In the modern era, a dichotomy has come into focus: that of abstract versus practical morality. On the cultural front, this plays a critical role in the political and social degradations of the 20th century and endangers the 21st.

 

Practical morality can be simply summed up: It is the love of neighbor that Christ calls us to. It is the love that is, as C.S. Lewis describes, “a steady wish for the loved person’s ultimate good as far as it can be obtained.” It is the love that requires the exercise of the will and self-sacrifice. It is the love of the good Samaritan, who sees to the health and well-being of a stranger who was injured in an ambush by thieves.

 

Abstract morality, on the other hand, is the loyalty to an ideology or philosophy that purports to benefit man and to build a better society. On the face of it, abstract morality too can be important. It can help conceptualize the eternal truths that support and under-gird practical morality.

 

The problem is, however, when the abstract morality becomes completely untethered from practical morality. When this happens, a moral issue defined in an abstract way can actually become diametrically opposed to true morality.

 

Humans, being social and therefore moral beings, are not merely motivated to attend to their basic needs, but also to their moral and social desires.
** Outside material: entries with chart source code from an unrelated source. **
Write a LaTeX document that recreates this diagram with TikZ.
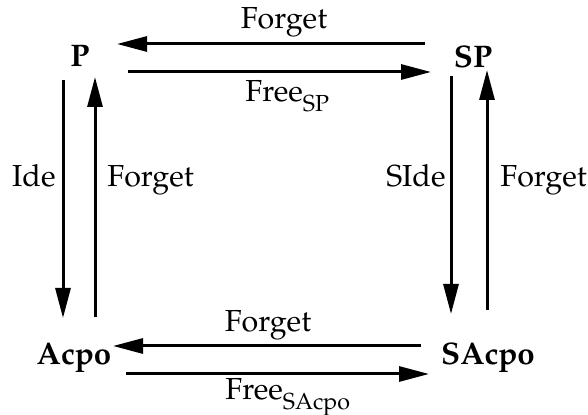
\documentclass[tikz,border=0pt]{standalone}
\usepackage[T1]{fontenc}
\usepackage{mathpazo}
\usetikzlibrary{positioning,calc,arrows.meta}
\newcommand{\lsub}[1]{\raisebox{-5pt}{\fontsize{11.6}{12}\selectfont #1}}

\begin{document}
\begin{tikzpicture}[x=0.5pt,y=-0.5pt,
    obj/.style={font=\fontsize{15.6}{18}\selectfont\bfseries,inner sep=0pt,anchor=base},
    lab/.style={font=\fontsize{15.2}{18}\selectfont,inner sep=0pt},
    arr/.style={-{Triangle[length=15pt,width=7.5pt]},line width=1.5pt}]
      \useasboundingbox (0,0) rectangle (588,415);
      \node[obj] (P) at (80,67) {P};
      \node[obj] (SP) at (473,68) {SP};
      \node[obj] (Acpo) at (74,365) {Acpo};
      \node[obj] (SAcpo) at (488,365) {SAcpo};
      % top
      \draw[arr] ($(SP.base)+(-48,-24)$) -- ($(P.base)+(37,-23)$);
      \draw[arr] ($(P.base)+(48,5)$) -- ($(SP.base)+(-42,4)$);
      \node[lab,anchor=base] (fgt) at (284,29) {Forget};
      \node[lab,anchor=base west] (frsp) at (245,102) {Free\lsub{SP}};
      % left
      \draw[arr] ($(P.base)+(-17,13)$) -- ($(Acpo.base)+(-11,-47)$);
      \draw[arr] ($(Acpo.base)+(21,-48)$) -- ($(P.base)+(15,10)$);
      \node[lab,anchor=base east] (ide) at (56,187) {Ide};
      \node[lab,anchor=base west] (fgl) at (107,187) {Forget};
      % right
      \draw[arr] ($(SP.base)+(-22,8)$) -- ($(SAcpo.base)+(-37,-51)$);
      \draw[arr] ($(SAcpo.base)+(-1,-55)$) -- ($(SP.base)+(14,2)$);
      \node[lab,anchor=base east] (side) at (446,187) {SIde};
      \node[lab,anchor=base west] (fgr) at (500,187) {Forget};
      % bottom
      \draw[arr] ($(SAcpo.base)+(-67,-19)$) -- ($(Acpo.base)+(39,-19)$);
      \draw[arr] ($(Acpo.base)+(52,9)$) -- ($(SAcpo.base)+(-59,9)$);
      \node[lab,anchor=base] (fgb) at (268,332) {Forget};
      \node[lab,anchor=base west] (frsa) at (225,400) {Free\lsub{SAcpo}};
    \end{tikzpicture}
\end{document}
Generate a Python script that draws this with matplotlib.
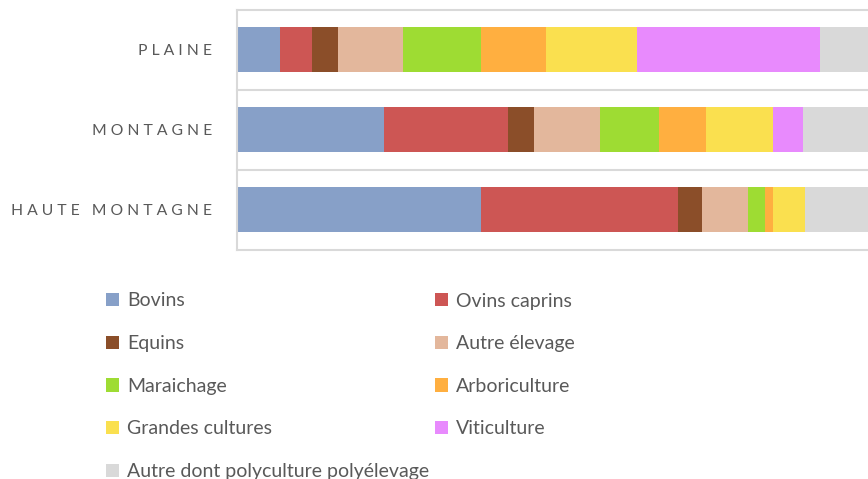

Tyrannical ideologues will exploit this psychological instinct by constructing abstract moral schemata that serve not the good, but rather, the political aims of the ideologue.

 

On of the main efforts of Marxism-Leninism was to do precisely that, creating an ersatz religion whose commandments supported the political aims of the communist state. Counter-revolutionaries, therefore, could be starved or murdered, with the full support of the true believers of this ersatz religion, or as Lenin called them "useful idiots". What's more, it demanded the full faith of its believers - requiring them to publicly proclaim as true the gas-lighting falsehoods of the state as a measure of their fidelity to this new religion. It encouraged its acolytes to indulge in their emotions of envy and rage through acts of violence and repression - ignoring the nostrums of practical morality - as an expression of justice, where justice is defined as that which strengthens the state.

 

If you examine the present arc of progressive politics, you will also notice this phenomenon in contemporary left-wing movements, like Antifa. Sadly, in this we see George Orwell's nightmare of the corruption of abstract morality achieved:

 

“The Ministry of Peace concerns itself with war, the Ministry of Truth with lies, the Ministry of Love with torture and the Ministry of Plenty with starvation. These contradictions are not accidental, nor do they result from from ordinary hypocrisy: they are deliberate exercises in double-think.”